Pemberantasan Korupsi di Indonesia Makin Terjepit
Pengadilan Negeri Jakarta Selatan (PN Jaksel) layak dinobatkan sebagai 'kuburan' bagi pemberantasan korupsi. Citra tersebut patut diberikan karena tiga terpidana dugaan korupsi KPK yang mengajukan praperadilan di PN Jaksel dikabulkan dengan menyalahi berbagai ketetapan Baik di dalam Kitab Undang-Undang Hukum Acara Pidana (KUHAP) dan UU No 30 Tahun 2002 tentang Komisi Pemberantasan Korupsi (KPK).

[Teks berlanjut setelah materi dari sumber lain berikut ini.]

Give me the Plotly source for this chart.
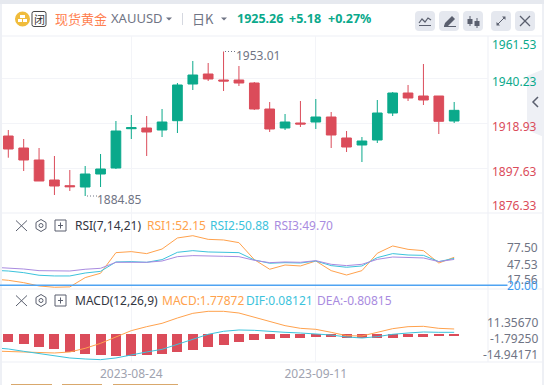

Anggota Divisi Hukum dan Monitoring Peradilan Indonesia Corruption Watch (ICW) Lalola Easter mengatakan ada tiga perkara korupsi yang ditangani KPK kandas di putusan praperadilan PN Jaksel yaitu permohonan praperadilan dengan tersangka Budi Gunawan (BG) dikabulkan oleh hakim Sarpin Rizaldi.
Permohonan praperadilan dengan tersangka Ilham Arief Sirajuddin dikabulkan oleh hakim Yuningtiyas Upik, dan ketiga permohonan praperadilan dengan tersangka Hadi Purnomo mantan Dirjen Pajak dimenangkan oleh Hakim Haswandi.
"Bisa Jadi PN Jaksel 'kuburan' buat KPK dan pemberantasan korupsi," kata lola bersama koalisi masyarakat sipil antikorupsi dalam konfrensi pers di Kantor ICW, Kalibata (27/5/2015).
Lola juga menambahkan, bahwa hakim Haswandi juga bersikap inkonsisten. Hal ini terlihat saat hakim Aswandi memutus kasus perkara Anas Urbaningrum dan Andi Mallaranggeng. Dalam putusan dan pertimbangan kasus Hadi Purnomo, hakim menyatakan bahwa penyidik dan penyelidik KPK dianggap tidak berwenang atas proses hukum. Hal ini menjadi kontra ketika hakim Aswandi tidak mempermasalahkan pokok perkara sidang Anas Urbaningrum dan Andi Mallaranggeng.
Terkait kekalahan KPK dalam beberapa kali praperadilan di PN Jaksel, dia menegaskan, bahwa KPK harus mengajukan PK terhadap para tersangka yang telah dikabulkan dalam sidang praperadilan, terlebih dalam kasus Hadi Purnomo.
"Ini akan jadi 'tsunami’ besar bagi KPK terutama kerja KPK," keluhnya.
Dilain pihak, Peneliti Pusat Studi Hukum dan Kebijakan (PSHK) Miko Ginting mengatakan, hakim Aswandi telah mengambil keputusan yang berlebihan dan di luar UU. Jelas disebutkan di dalam UU KPK Pasal Pasal 43, Pasal 45, menyebutkan KPK memiliki kewenangan mengangkat dan mengentikan penyidik dan penyelidik sendiri dan Pasal 39 membenarkan bahwa penyidik KPK diangkat dari kepolisian dan kejaksaan.
"KPK sesungguhnya memiliki kewenangan mengangkat penyidik, penyelelidik dan penuntut dari kepolisian dan kejaksaan serta dari jalur independen," jelas Miko.
Dia menegaskan, mengajukan upaya hukum patut dilakukan meskipun ada kecendrungan akan ditolak. Dalam surat surat Mahkamah Agung (MA) 2014 disebutkan bahwa ketua PN berwenang mengeluarkan penetapan penolakan atas kiriman berkas upaya hukum atas praperadilan.
"MA harus segera merespon putusan PN Jaksel, sekalipun PN Jakselnya sendiri adalah hakim Aswandi. MA harus menerbitkan hukum acara praperadilan," tegasnya.